The key lesson here is that acquisition basis—essentially the price an investor pays to acquire a property—is everything, particularly for those using debt. Those who bought cheaply during periods when cap rates were high and mortgage rates were low have seen their investments appreciate significantly. For these investors, it’s been possible to lock in long-term gains and ride out fluctuations in the market.
For anyone thinking about buying rental property in 2024, though, the outlook is much bleaker. With cap rates continuing to lag behind mortgage rates, the math simply doesn’t work for investors, especially in high-cost markets like Florida or coastal cities.
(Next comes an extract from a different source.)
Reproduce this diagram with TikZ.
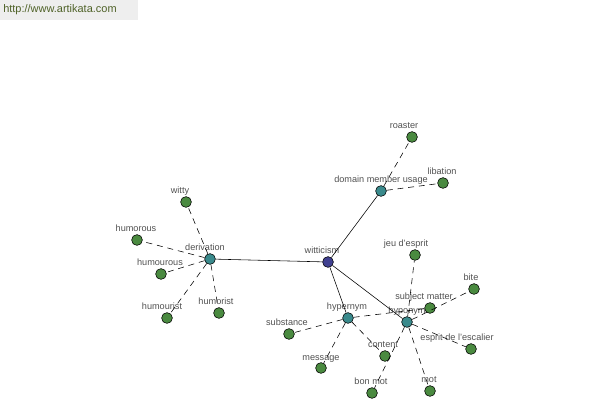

Even large institutional players like Invitation Homes, which have the benefit of scale, are facing tighter margins on new purchases.
However, there may still be opportunities for investors who are willing to look beyond the typical hotspots. While many coastal and Sun Belt markets are suffering from depressed cap rates, some areas in the Midwest and Deep South still offer relatively attractive returns. For example, in Tuscaloosa, Alabama, a college town with decent growth prospects, the unlevered cap rate in 2024 is expected to exceed 8%. While buying in these areas comes with its own set of risks, the higher returns could provide a cushion against rising financing costs.
Ultimately, the rental property market is a different beast in 2024 than it was just a few years ago. Investors who are serious about making money from real estate need to be more selective and thoughtful about where and when they buy. In high-demand markets with low cap rates and high mortgage rates, the prospects for cash flow and profitability are slim. But in other regions, where cap rates remain high relative to financing costs, there are still some pockets of opportunity.
For most prospective investors, though, the bottom line is this: buying a rental property in America today is a far cry from the lucrative deals of the past decade. The soaring interest rates, declining cap rates, and high purchase prices are squeezing margins to the point where the risks often outweigh the rewards. It’s a tough time to be in the rental game, and for many, sitting on the sidelines might be the wisest move.